October 5, 2015 by Dennis Fischman 2 Comments

Sun cookie

Your writing can deliver the sun!

All right, I’m taking a poll here.  You receive a newsletter in the mail from someone with whom you do business.  Which of these opening paragraphs makes you want to read the rest of the newsletter?

Choice #1:

We are constantly striving to improve our service to our customers and our referral partners. This is a tough industry and it is hard to define good customer service when providing an extremely regulated, highly technical and complicated service.

Choice #2:

Recently, some of us were lucky enough to be sent on an award trip to the Four Seasons in Palm Beach by our parent company.  One of my coworkers was teasing one of the pool folks that it was their job to deliver the sun–moments before a sudden shower drove her back to her room. Fifteen minutes later there was a knock at her door and she was presented with oranges sliced into sun shapes and lemon cookies with a note that said, “I told you, you could count on me to deliver the sun” signed, Chris, assistant pool and beach manager.
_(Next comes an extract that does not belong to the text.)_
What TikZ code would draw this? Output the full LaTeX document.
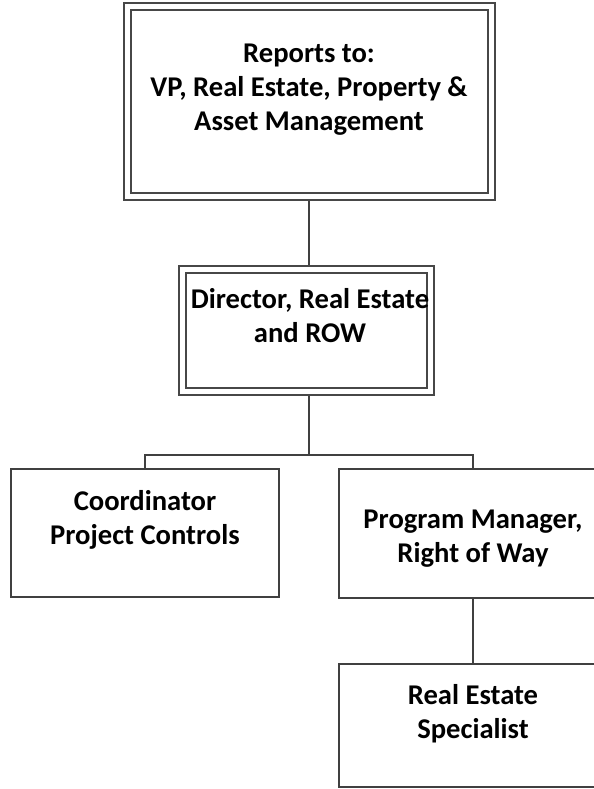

I’ll bet I know which one you chose.

Choice #2 wins hands down, right?  But why?

  • It grabs your attention.  “Palm Beach! Why doesn’t my company send me on trips like that?”
  • It tells a story.  There’s a calm starting situation, a challenge (“deliver the sun”), a setback (the rain shower), and a triumph.
  • It takes the point about good customer service that Choice #1 buries in bureaucratic prose and brings it front and center.

So why do so many of us go with Choice #1?  Look at your own newsletter, or appeal letter, or even the last email you wrote.  Be honest.  Are you bringing them oranges and lemon cookies sliced into sun shapes, or are you making them trudge through a long stretch of shifting sand before getting to the point?

Someone once said that the key to writing a good book is to write what comes to mind and then throw away the first two pages.  When you are writing for your organization,  consider throwing away the first two paragraphs.

Do whatever it takes to bring them the sun.